*Set task:* Copy from the first line below down to and including the line with "ax = fig.add_axes([0.034, 0.0511, 0.9619, 0.9009])". Skip the pictures.

===

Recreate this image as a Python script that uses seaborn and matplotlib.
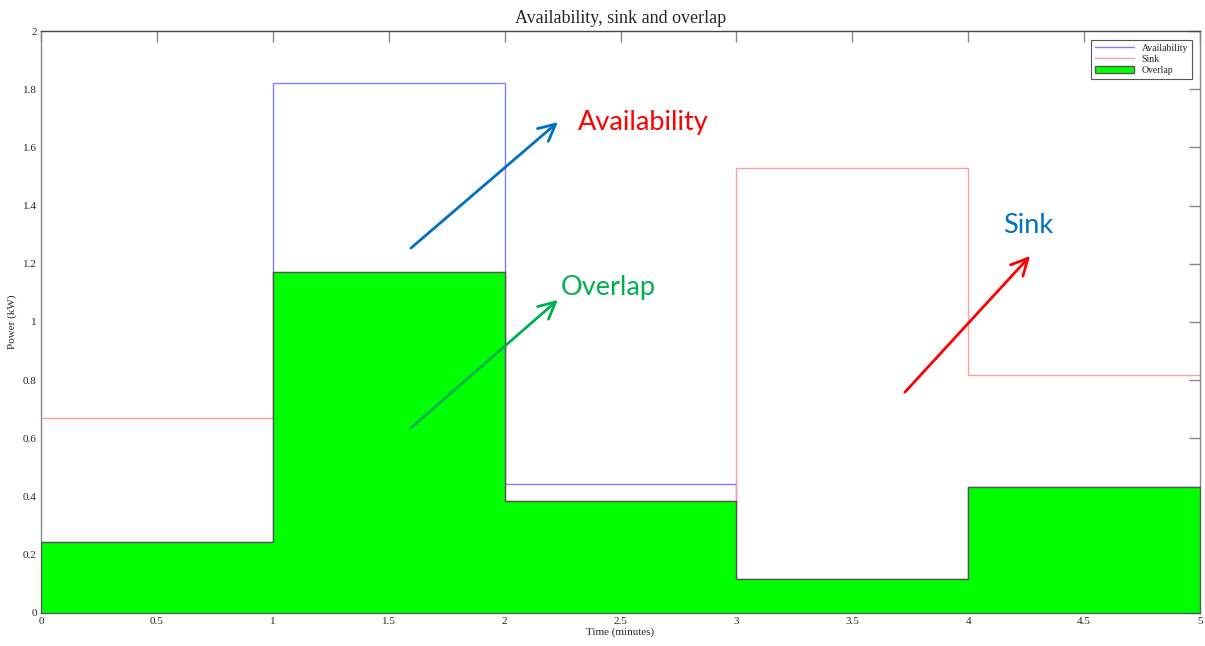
import matplotlib
matplotlib.use("Agg")
import matplotlib.pyplot as plt
import seaborn as sns
import pandas as pd

# Interval edges (minutes) and per-interval power levels (kW)
edges = [0, 1, 2, 3, 4, 5]
availability = [0.245, 1.822, 0.443, 0.118, 0.434]
sink = [0.671, 1.171, 0.386, 1.528, 0.817]
overlap = [0.245, 1.171, 0.386, 0.118, 0.434]

x_ticks = [0, 0.5, 1, 1.5, 2, 2.5, 3, 3.5, 4, 4.5, 5]
y_ticks = [0, 0.2, 0.4, 0.6, 0.8, 1.0, 1.2, 1.4, 1.6, 1.8, 2.0]


def stepped(values):
    # repeat last level so the post-step reaches the final edge
    return pd.DataFrame({"t": edges, "p": list(values) + [values[-1]]})


sns.set_style("white")
plt.rcParams["font.family"] = ["Liberation Serif", "DejaVu Serif"]

fig = plt.figure(figsize=(12.05, 6.46), dpi=100)
ax = fig.add_axes([0.034, 0.0511, 0.9619, 0.9009])

sns.lineplot(data=stepped(availability), x="t", y="p", drawstyle="steps-post",
             color="#7f7fff", lw=1.0, ax=ax, label="Availability", zorder=2)
sns.lineplot(data=stepped(sink), x="t", y="p", drawstyle="steps-post",
             color="#ff9c9c", lw=1.0, ax=ax, label="Sink", zorder=2)
ov = stepped(overlap)
ax.fill_between(ov["t"], 0, ov["p"], step="post", facecolor="#00ff00",
                edgecolor="#555555", lw=1.0, label="Overlap", zorder=3)

ax.set_xlim(0, 5)
ax.set_ylim(0, 2)
ax.set_xticks(x_ticks)
ax.set_xticklabels([f"{v:g}" for v in x_ticks])
ax.set_yticks(y_ticks)
ax.set_yticklabels([f"{v:g}" for v in y_ticks])
ax.tick_params(direction="in", length=8, width=1, color="#888888",
               top=True, right=True, labelsize=8, pad=3)
for s in ax.spines.values():
    s.set_color("#888888")
    s.set_linewidth(1.0)
ax.spines["top"].set_color("#444444")

ax.set_xlabel("Time (minutes)", fontsize=8, labelpad=1)
ax.set_ylabel("Power (kW)", fontsize=8, labelpad=4)
ax.set_title("Availability, sink and overlap", fontsize=13, pad=6)

leg = ax.legend(loc="upper right", fontsize=7, frameon=True, fancybox=False,
                edgecolor="#555555", framealpha=1, handlelength=4,
                borderpad=0.4, labelspacing=0.2, bbox_to_anchor=(0.997, 0.993))
leg.get_frame().set_linewidth(0.8)

# Callouts
callouts = [
    ("Availability", "#ff0000", "#0070c0", (1.596, 1.254), (2.230, 1.687), (2.317, 1.684)),
    ("Overlap", "#00b050", "#00b050", (1.596, 0.636), (2.230, 1.076), (2.243, 1.117)),
    ("Sink", "#0070c0", "#ff0000", (3.727, 0.759), (4.267, 1.227), (4.150, 1.330)),
]
for text, tcol, acol, tail, head, pos in callouts:
    ax.annotate("", xy=head, xytext=tail,
                arrowprops=dict(arrowstyle="->", color=acol, lw=2.0,
                                mutation_scale=30, shrinkA=0, shrinkB=0),
                zorder=5)
    ax.text(pos[0], pos[1], text, color=tcol, fontsize=19.5, family="Lato",
            ha="left", va="center", zorder=5)

fig.savefig("out.png", dpi=100)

===

*Result of this task:*
Recreate this image as a Python script that uses seaborn and matplotlib.
import matplotlib
matplotlib.use("Agg")
import matplotlib.pyplot as plt
import seaborn as sns
import pandas as pd

# Interval edges (minutes) and per-interval power levels (kW)
edges = [0, 1, 2, 3, 4, 5]
availability = [0.245, 1.822, 0.443, 0.118, 0.434]
sink = [0.671, 1.171, 0.386, 1.528, 0.817]
overlap = [0.245, 1.171, 0.386, 0.118, 0.434]

x_ticks = [0, 0.5, 1, 1.5, 2, 2.5, 3, 3.5, 4, 4.5, 5]
y_ticks = [0, 0.2, 0.4, 0.6, 0.8, 1.0, 1.2, 1.4, 1.6, 1.8, 2.0]


def stepped(values):
    # repeat last level so the post-step reaches the final edge
    return pd.DataFrame({"t": edges, "p": list(values) + [values[-1]]})


sns.set_style("white")
plt.rcParams["font.family"] = ["Liberation Serif", "DejaVu Serif"]

fig = plt.figure(figsize=(12.05, 6.46), dpi=100)
ax = fig.add_axes([0.034, 0.0511, 0.9619, 0.9009])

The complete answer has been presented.